-- start of COLLECTED DATA --

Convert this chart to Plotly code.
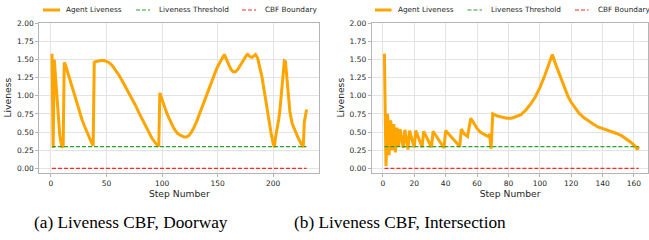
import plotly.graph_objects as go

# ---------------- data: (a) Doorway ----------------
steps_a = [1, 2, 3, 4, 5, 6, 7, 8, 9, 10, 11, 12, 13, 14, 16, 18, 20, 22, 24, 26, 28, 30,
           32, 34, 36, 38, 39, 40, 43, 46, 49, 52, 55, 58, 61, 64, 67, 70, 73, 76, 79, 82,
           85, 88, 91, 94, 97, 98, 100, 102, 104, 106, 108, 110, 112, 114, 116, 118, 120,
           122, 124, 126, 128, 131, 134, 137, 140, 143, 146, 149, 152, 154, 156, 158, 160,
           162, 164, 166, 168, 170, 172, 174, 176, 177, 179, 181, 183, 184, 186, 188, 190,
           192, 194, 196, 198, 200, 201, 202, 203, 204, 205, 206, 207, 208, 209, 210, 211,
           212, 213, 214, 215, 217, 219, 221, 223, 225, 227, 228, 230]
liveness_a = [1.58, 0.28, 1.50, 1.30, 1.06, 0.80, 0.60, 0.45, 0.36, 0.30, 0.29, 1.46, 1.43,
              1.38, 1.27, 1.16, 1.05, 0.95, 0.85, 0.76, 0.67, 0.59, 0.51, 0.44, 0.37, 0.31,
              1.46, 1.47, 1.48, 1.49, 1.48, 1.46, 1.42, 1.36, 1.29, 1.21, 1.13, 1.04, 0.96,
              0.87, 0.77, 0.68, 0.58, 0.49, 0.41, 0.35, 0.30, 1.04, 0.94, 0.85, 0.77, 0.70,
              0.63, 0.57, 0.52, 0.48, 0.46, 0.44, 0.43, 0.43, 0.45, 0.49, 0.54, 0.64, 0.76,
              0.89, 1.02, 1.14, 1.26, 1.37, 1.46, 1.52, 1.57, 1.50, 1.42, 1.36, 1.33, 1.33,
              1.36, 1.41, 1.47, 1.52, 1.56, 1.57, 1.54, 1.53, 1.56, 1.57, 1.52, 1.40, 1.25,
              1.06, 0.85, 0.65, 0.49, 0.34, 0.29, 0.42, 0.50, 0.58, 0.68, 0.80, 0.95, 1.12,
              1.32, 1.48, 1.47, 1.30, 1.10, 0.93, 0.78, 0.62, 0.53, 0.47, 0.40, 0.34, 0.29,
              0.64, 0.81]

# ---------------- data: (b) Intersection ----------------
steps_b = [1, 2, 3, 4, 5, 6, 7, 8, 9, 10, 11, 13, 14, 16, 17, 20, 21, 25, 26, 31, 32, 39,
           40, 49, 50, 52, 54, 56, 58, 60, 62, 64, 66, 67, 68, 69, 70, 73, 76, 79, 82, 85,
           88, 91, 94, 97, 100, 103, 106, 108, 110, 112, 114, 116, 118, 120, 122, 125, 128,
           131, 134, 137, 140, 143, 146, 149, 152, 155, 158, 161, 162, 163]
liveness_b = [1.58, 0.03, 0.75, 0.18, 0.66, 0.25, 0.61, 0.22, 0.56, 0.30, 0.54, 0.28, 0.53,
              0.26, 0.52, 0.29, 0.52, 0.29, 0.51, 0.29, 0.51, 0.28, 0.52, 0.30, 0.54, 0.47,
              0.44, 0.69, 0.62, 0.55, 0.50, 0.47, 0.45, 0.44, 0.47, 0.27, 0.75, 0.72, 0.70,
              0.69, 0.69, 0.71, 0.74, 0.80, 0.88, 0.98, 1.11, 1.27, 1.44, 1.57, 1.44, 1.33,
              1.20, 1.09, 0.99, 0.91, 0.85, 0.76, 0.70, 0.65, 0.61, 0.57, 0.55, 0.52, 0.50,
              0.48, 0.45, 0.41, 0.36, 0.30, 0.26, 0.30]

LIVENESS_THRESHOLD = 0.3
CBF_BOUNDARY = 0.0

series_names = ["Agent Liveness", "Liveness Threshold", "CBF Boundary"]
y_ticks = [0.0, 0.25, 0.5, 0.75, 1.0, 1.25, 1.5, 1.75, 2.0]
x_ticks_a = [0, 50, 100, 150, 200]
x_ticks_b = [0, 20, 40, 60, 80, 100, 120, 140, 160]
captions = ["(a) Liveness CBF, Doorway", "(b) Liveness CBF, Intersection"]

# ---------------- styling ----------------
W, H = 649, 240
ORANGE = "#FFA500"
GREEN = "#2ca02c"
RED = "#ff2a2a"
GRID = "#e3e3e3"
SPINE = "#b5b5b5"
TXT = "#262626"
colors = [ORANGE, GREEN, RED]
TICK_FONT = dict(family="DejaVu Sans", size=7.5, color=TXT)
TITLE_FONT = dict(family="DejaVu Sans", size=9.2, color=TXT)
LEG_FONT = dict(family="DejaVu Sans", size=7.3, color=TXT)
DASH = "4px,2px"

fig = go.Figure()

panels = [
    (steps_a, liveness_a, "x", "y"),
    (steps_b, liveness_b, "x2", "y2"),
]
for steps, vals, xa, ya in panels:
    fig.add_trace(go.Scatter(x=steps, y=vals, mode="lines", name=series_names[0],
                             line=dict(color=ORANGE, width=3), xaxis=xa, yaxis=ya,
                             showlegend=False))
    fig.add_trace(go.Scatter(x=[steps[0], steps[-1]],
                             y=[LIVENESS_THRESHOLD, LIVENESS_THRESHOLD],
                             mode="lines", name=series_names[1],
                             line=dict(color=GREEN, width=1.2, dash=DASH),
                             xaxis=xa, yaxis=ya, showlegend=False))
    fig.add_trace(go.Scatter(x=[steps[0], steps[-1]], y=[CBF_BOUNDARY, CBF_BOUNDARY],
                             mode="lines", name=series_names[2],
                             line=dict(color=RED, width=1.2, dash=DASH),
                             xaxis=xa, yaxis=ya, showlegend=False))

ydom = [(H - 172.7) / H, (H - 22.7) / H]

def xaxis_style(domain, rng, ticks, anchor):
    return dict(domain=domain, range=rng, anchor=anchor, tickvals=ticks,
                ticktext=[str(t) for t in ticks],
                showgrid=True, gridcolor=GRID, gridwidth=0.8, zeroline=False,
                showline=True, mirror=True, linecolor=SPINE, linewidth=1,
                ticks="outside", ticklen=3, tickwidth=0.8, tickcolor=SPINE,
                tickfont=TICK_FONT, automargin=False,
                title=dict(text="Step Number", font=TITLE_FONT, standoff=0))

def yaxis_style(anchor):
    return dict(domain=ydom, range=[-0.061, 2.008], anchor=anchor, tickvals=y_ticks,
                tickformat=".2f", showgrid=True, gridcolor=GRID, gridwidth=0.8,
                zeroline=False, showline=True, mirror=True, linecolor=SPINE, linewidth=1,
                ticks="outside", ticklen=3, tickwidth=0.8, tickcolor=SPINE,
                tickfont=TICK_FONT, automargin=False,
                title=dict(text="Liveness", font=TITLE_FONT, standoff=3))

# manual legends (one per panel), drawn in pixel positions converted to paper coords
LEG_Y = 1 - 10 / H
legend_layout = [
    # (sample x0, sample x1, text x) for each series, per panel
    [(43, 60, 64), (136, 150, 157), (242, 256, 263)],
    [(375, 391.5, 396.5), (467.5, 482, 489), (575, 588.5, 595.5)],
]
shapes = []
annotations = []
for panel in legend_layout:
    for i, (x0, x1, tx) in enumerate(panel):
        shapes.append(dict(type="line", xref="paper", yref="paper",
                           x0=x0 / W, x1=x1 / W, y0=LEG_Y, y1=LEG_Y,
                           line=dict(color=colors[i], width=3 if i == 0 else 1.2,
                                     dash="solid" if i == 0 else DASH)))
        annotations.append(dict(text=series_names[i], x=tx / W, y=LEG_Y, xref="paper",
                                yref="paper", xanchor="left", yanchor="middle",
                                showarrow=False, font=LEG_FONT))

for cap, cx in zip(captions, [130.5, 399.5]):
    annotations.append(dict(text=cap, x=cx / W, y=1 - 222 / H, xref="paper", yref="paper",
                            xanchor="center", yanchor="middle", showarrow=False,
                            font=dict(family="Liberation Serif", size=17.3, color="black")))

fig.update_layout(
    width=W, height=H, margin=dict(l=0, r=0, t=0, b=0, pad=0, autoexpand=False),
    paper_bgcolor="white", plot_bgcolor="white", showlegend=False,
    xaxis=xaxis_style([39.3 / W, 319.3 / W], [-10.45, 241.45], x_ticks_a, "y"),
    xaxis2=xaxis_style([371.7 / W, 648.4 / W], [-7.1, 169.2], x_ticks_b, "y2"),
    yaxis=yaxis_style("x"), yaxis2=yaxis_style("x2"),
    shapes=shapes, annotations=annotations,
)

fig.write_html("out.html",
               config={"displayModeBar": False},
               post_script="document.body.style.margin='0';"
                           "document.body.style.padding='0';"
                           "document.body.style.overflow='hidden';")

-- end of COLLECTED DATA --

Repeat the lines exactly as they stand, from the opening line of the data through the line with "import plotly.graph_objects as go". Pictures stay out of the copy.

[CORRECT OUTPUT]:
Convert this chart to Plotly code.
import plotly.graph_objects as go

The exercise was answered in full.